# devel/patch 2.7.6 vulnerable



## Roald (Jun 2, 2019)

Today i had to update libreoffice.
And # portmaster -L gave warning that i would need to install devel/patch 2.7.6 (in order to update libreoffice) which portmaster said was vulnerable, and stopped/failed with updating libreoffice.

So i had a look at: https://www.freshports.org/devel/patch/
And decided, to # pkg install devel/patch

devel/patched 2.7.6 installed, i then updated libreoffice. 
After libreoffice update finshed, i did # pkg remove devel/patch

Questions:  Could these actions actually hurt the system?
                 Does portmaster always warns about vulnerabilities?


----------



## tingo (Jun 2, 2019)

Well, patch is used to patch one ore more source files of (in this case) LibreOffice. The relevant vulnerability report for patch (in this case) contains three separate vulnerabilities; the first two will result in the patch program failing during execution (IMHO), which (most likely) would result in one or more patches failing during 'make' of the LibreOffice port. If that resulted in a failed build, you would know 
The third patch vulnerability is the most (IMHO) "dangerous" one: "when processing patch files, specifically the EDITOR_PROGRAM invocation (using ed) can result in code execution. This attack appear to be exploitable via a patch file processed via the patch utility."
So, if someone manged to "sneak in" a malicious patch file for the LibreOffice port, there is a chance that you could end up with malicious code in your LibreOffice built from this port. It is hard to assign a "number" to this risk; how likely is it that the scenario will happen?


----------



## noodlefling (Oct 5, 2019)

Is there a long term plan for this?  Should we be installing something like nupatch (I just made that up)?  Is the source code still vulnerable, or is this just a case of the maintainer not updating to the latest version?
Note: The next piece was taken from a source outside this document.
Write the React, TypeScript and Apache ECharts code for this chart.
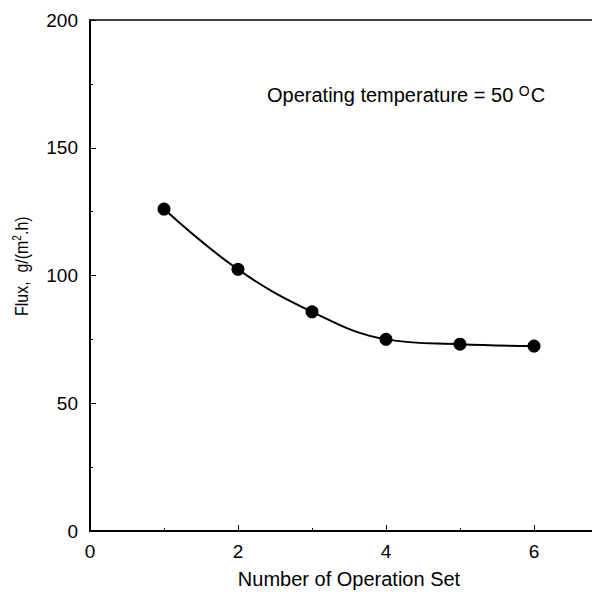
import React, { useEffect, useRef } from "react";
import * as echarts from "echarts";

const operationSets = [1, 2, 3, 4, 5, 6];
const fluxValues = [126, 102.4, 85.8, 75.0, 73.1, 72.4];
const xTicks = [0, 2, 4, 6];
const yTicks = [0, 50, 100, 150, 200];

const FONT = "'Liberation Sans', Arial, sans-serif";

export default function App() {
  const ref = useRef<HTMLDivElement>(null);

  useEffect(() => {
    if (!ref.current) return;
    const chart = echarts.init(ref.current, null, { renderer: "svg" });
    chart.setOption({
      animation: false,
      backgroundColor: "#ffffff",
      textStyle: { fontFamily: FONT, color: "#000" },
      grid: { left: 90, top: 20, width: 518, height: 511, show: true, borderColor: "#000", borderWidth: 1.5 },
      xAxis: {
        type: "value",
        min: 0,
        max: 7,
        interval: 2,
        axisLine: { show: true, lineStyle: { color: "#000", width: 2 } },
        axisTick: { inside: true, length: 6, lineStyle: { color: "#000", width: 1 } },
        minorTick: { show: true, splitNumber: 2, length: 3, lineStyle: { color: "#000" } },
        splitLine: { show: false },
        axisLabel: {
          margin: 11,
          fontSize: 19,
          color: "#000",
          fontFamily: FONT,
          formatter: (v: number) => (xTicks.includes(v) ? String(v) : ""),
        },
        name: "Number of Operation Set",
        nameLocation: "middle",
        nameGap: 38,
        nameTextStyle: { fontSize: 20, color: "#000", fontFamily: FONT },
      },
      yAxis: {
        type: "value",
        min: 0,
        max: 200,
        interval: 50,
        axisLine: { show: true, lineStyle: { color: "#000", width: 2 } },
        axisTick: { inside: true, length: 6, lineStyle: { color: "#000", width: 1 } },
        minorTick: { show: true, splitNumber: 2, length: 3, lineStyle: { color: "#000" } },
        splitLine: { show: false },
        axisLabel: {
          margin: 12,
          fontSize: 19,
          color: "#000",
          fontFamily: FONT,
          formatter: (v: number) => (yTicks.includes(v) ? String(v) : ""),
        },
      },
      graphic: [
        {
          type: "text",
          x: 267,
          y: 84,
          style: {
            text: "{n|Operating temperature = 50 }{s|O}{n|C}",
            fontFamily: FONT,
            rich: {
              n: { fontSize: 20, fontFamily: FONT, fill: "#000", verticalAlign: "bottom" },
              s: { fontSize: 14, fontFamily: FONT, fill: "#000", verticalAlign: "top", padding: [0, 1, 7, 0] },
            },
          },
        },
        {
          // condensed vertical axis title
          type: "text",
          x: 11,
          y: 316,
          rotation: Math.PI / 2,
          scaleX: 0.84,
          style: {
            text: "{n|Flux,  g/(m}{s|2}{n|.h)}",
            fontFamily: FONT,
            rich: {
              n: { fontSize: 19, fontFamily: FONT, fill: "#000" },
              s: { fontSize: 12, fontFamily: FONT, fill: "#000", padding: [0, 0, 9, 0] },
            },
          },
        },
      ],
      series: [
        {
          type: "line",
          data: operationSets.map((x, i) => [x, fluxValues[i]]),
          smooth: 0.4,
          symbol: "circle",
          symbolSize: 13,
          itemStyle: { color: "#000" },
          lineStyle: { color: "#000", width: 2 },
        },
      ],
    });
    return () => chart.dispose();
  }, []);

  return (
    <div style={{ width: 600, height: 598, margin: -8, overflow: "hidden", position: "relative" }}>
      <div ref={ref} style={{ width: 620, height: 598 }} />
    </div>
  );
}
This is the last holdout on my otherwise clean `pkg audit`.


----------



## D-FENS (Oct 5, 2019)

tingo said:


> Well, patch is used to patch one ore more source files of (in this case) LibreOffice. The relevant vulnerability report for patch (in this case) contains three separate vulnerabilities; the first two will result in the patch program failing during execution (IMHO), which (most likely) would result in one or more patches failing during 'make' of the LibreOffice port. If that resulted in a failed build, you would know
> The third patch vulnerability is the most (IMHO) "dangerous" one: "when processing patch files, specifically the EDITOR_PROGRAM invocation (using ed) can result in code execution. This attack appear to be exploitable via a patch file processed via the patch utility."
> So, if someone manged to "sneak in" a malicious patch file for the LibreOffice port, there is a chance that you could end up with malicious code in your LibreOffice built from this port. It is hard to assign a "number" to this risk; how likely is it that the scenario will happen?


Isn't this obvious? If you can sneak in a malicious patch file, you can insert arbitrary code in any program?


----------